Code that draws figures:
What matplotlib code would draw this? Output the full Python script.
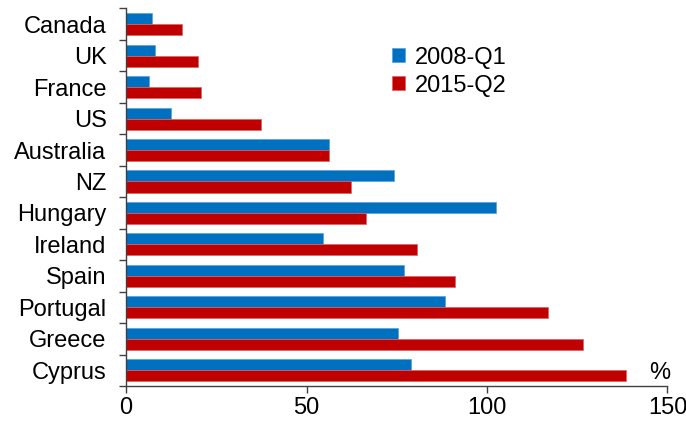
import numpy as np
import matplotlib.pyplot as plt

plt.rcParams['font.family'] = ['Liberation Sans', 'DejaVu Sans']

# データ（上から順）
countries = ['Canada', 'UK', 'France', 'US', 'Australia', 'NZ', 'Hungary',
             'Ireland', 'Spain', 'Portugal', 'Greece', 'Cyprus']
q2008 = [7.3, 8.1, 6.3, 12.5, 56.2, 74.3, 102.6, 54.5, 77.1, 88.5, 75.4, 79.0]
q2015 = [15.5, 20.0, 20.7, 37.4, 56.3, 62.3, 66.5, 80.5, 91.1, 116.9, 126.6, 138.4]
labels = ['2008-Q1', '2015-Q2']
xticks = [0, 50, 100, 150]

blue = '#0070C0'
red = '#C00000'
axis_col = '#404040'
fs = 17

fig = plt.figure(figsize=(6.86, 4.23), dpi=100)
ax = fig.add_axes([0.1837, 0.0875, 0.7893, 0.8925])

y = np.arange(len(countries))
h = 0.35
ax.barh(y - h / 2, q2008, height=h, color=blue, edgecolor='#5aa0d8',
        linewidth=0.5, label=labels[0])
ax.barh(y + h / 2, q2015, height=h, color=red, edgecolor='#e06060',
        linewidth=0.5, label=labels[1])

ax.set_ylim(len(countries) - 0.5, -0.5)
ax.set_xlim(0, 150)
ax.set_xticks(xticks)
ax.set_yticks(y)
ax.set_yticklabels(countries)
ax.set_yticks(np.arange(len(countries) + 1) - 0.5, minor=True)

ax.tick_params(axis='y', which='major', length=0, pad=14, labelsize=fs)
ax.tick_params(axis='y', which='minor', length=5, color=axis_col, width=1)
ax.tick_params(axis='x', length=5, color=axis_col, width=1, labelsize=fs, pad=3)

for s in ['top', 'right']:
    ax.spines[s].set_visible(False)
for s in ['left', 'bottom']:
    ax.spines[s].set_color(axis_col)
    ax.spines[s].set_linewidth(1)

ax.text(0.985, 0.005, '%', transform=ax.transAxes, fontsize=fs,
        ha='center', va='bottom')

ax.legend(loc='upper left', bbox_to_anchor=(0.47, 0.93), frameon=False,
          fontsize=fs, handlelength=0.55, handleheight=0.55, handletextpad=0.4,
          labelspacing=0.25, borderpad=0)

fig.savefig('out.png', dpi=100)
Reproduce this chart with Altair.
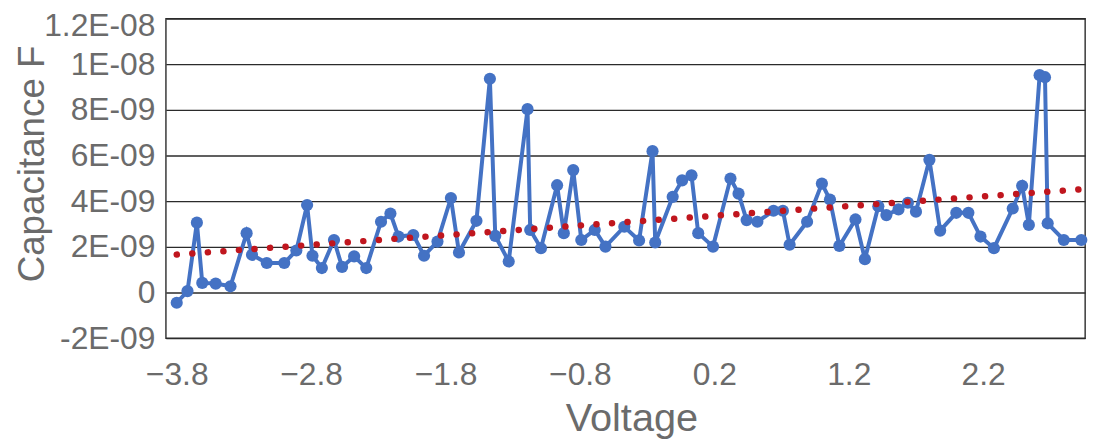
import json
import altair as alt
import pandas as pd

# Voltage (V)
voltage = [-3.80, -3.72, -3.65, -3.61, -3.51, -3.40, -3.28, -3.24, -3.13, -3.00,
           -2.91, -2.83, -2.79, -2.72, -2.63, -2.57, -2.48, -2.39, -2.28, -2.21,
           -2.15, -2.04, -1.96, -1.86, -1.76, -1.70, -1.57, -1.47, -1.43, -1.33,
           -1.19, -1.17, -1.09, -0.97, -0.92, -0.85, -0.79, -0.69, -0.61, -0.47,
           -0.36, -0.26, -0.24, -0.11, -0.04, 0.03, 0.08, 0.19, 0.32, 0.38,
           0.44, 0.52, 0.64, 0.71, 0.76, 0.89, 1.00, 1.06, 1.13, 1.25,
           1.32, 1.42, 1.48, 1.57, 1.64, 1.70, 1.80, 1.88, 2.00, 2.09,
           2.18, 2.28, 2.42, 2.49, 2.54, 2.62, 2.66, 2.68, 2.80, 2.93]

# Capacitance in nF (1E-09 F)
capacitance_nF = [-0.45, 0.06, 3.06, 0.42, 0.39, 0.27, 2.60, 1.65, 1.29, 1.29,
                  1.84, 3.83, 1.61, 1.07, 2.30, 1.12, 1.58, 1.07, 3.10, 3.46,
                  2.45, 2.52, 1.61, 2.23, 4.14, 1.75, 3.14, 9.36, 2.48, 1.36,
                  8.03, 2.74, 1.94, 4.70, 2.60, 5.36, 2.30, 2.74, 2.01, 2.88,
                  2.28, 6.19, 2.19, 4.19, 4.91, 5.13, 2.60, 2.01, 4.99, 4.33,
                  3.17, 3.10, 3.58, 3.58, 2.09, 3.10, 4.77, 4.07, 2.04, 3.20,
                  1.46, 3.78, 3.39, 3.64, 3.93, 3.54, 5.81, 2.71, 3.49, 3.49,
                  2.45, 1.94, 3.68, 4.67, 2.96, 9.52, 9.43, 3.03, 2.30, 2.30]

x_ticks = [-3.8, -2.8, -1.8, -0.8, 0.2, 1.2, 2.2]
y_ticks = [-2e-9, 0, 2e-9, 4e-9, 6e-9, 8e-9, 1e-8, 1.2e-8]
y_tick_labels = ["-2E-09", "0", "2E-09", "4E-09", "6E-09", "8E-09", "1E-08", "1.2E-08"]

df = pd.DataFrame({
    "Voltage": voltage,
    "Capacitance": [c * 1e-9 for c in capacitance_nF],
})

FONT = "Liberation Sans"
TEXT = "#6b6b6b"
BLUE = "#4472C4"

label_expr = json.dumps(y_tick_labels) + "[round(datum.value / 2e-9) + 1]"

x_enc = alt.X("Voltage:Q",
              scale=alt.Scale(domain=[-3.881, 2.958], nice=False, zero=False),
              axis=alt.Axis(values=x_ticks, format=".1f", title="Voltage",
                            grid=False, ticks=False, domain=False,
                            labelFontSize=32, labelColor=TEXT, labelFont=FONT,
                            labelPadding=22, labelFlush=False,
                            titleFontSize=40, titleColor=TEXT, titleFont=FONT,
                            titleFontWeight="normal",
                            titleX=469, titleY=93, titleBaseline="alphabetic"))

y_enc = alt.Y("Capacitance:Q",
              scale=alt.Scale(domain=[-2e-9, 1.2e-8], nice=False),
              axis=alt.Axis(values=y_ticks, labelExpr=label_expr,
                            title="Capacitance F",
                            grid=True, gridColor="#2b2b2b", gridWidth=1.4,
                            gridOpacity=1,
                            ticks=False, domain=False,
                            labelFontSize=32, labelColor=TEXT, labelFont=FONT,
                            labelPadding=11,
                            labelOffset={"condition": {"test": "datum.value > 1.1e-8",
                                                       "value": 7},
                                         "value": 0},
                            titleFontSize=37, titleColor=TEXT, titleFont=FONT,
                            titleFontWeight="normal",
                            titleX=-134, titleY=146, titleAngle=-90,
                            titleAlign="center", titleBaseline="middle"))

base = alt.Chart(df)

line = base.mark_line(color=BLUE, strokeWidth=4).encode(x=x_enc, y=y_enc)
points = base.mark_circle(color=BLUE, size=150, opacity=1).encode(x=x_enc, y=y_enc)

trend = base.transform_regression(
    "Voltage", "Capacitance", method="linear", extent=[-3.8, 2.93]
).mark_line(color="#C0161E", strokeWidth=6.5, strokeDash=[0.1, 15.6],
            strokeCap="round").encode(x=x_enc, y=y_enc)

chart = alt.layer(line, points, trend).properties(
    width=926, height=322,
    autosize=alt.AutoSizeParams(type="none"),
    padding={"left": 159, "top": 9, "right": 7, "bottom": 100},
).configure_view(stroke="#2b2b2b", strokeWidth=1.4)

chart.save("out.html", embed_options={"renderer": "svg", "actions": False})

Exercise task – Leave out the pictures, and copy only the lines from the one holding "Reproduce this chart with Altair." through the one holding "2.18, 2.28, 2.42, 2.49, 2.54, 2.62, 2.66, 2.68, 2.80, 2.93]", exactly as written.

Response below –
Reproduce this chart with Altair.
import json
import altair as alt
import pandas as pd

# Voltage (V)
voltage = [-3.80, -3.72, -3.65, -3.61, -3.51, -3.40, -3.28, -3.24, -3.13, -3.00,
           -2.91, -2.83, -2.79, -2.72, -2.63, -2.57, -2.48, -2.39, -2.28, -2.21,
           -2.15, -2.04, -1.96, -1.86, -1.76, -1.70, -1.57, -1.47, -1.43, -1.33,
           -1.19, -1.17, -1.09, -0.97, -0.92, -0.85, -0.79, -0.69, -0.61, -0.47,
           -0.36, -0.26, -0.24, -0.11, -0.04, 0.03, 0.08, 0.19, 0.32, 0.38,
           0.44, 0.52, 0.64, 0.71, 0.76, 0.89, 1.00, 1.06, 1.13, 1.25,
           1.32, 1.42, 1.48, 1.57, 1.64, 1.70, 1.80, 1.88, 2.00, 2.09,
           2.18, 2.28, 2.42, 2.49, 2.54, 2.62, 2.66, 2.68, 2.80, 2.93]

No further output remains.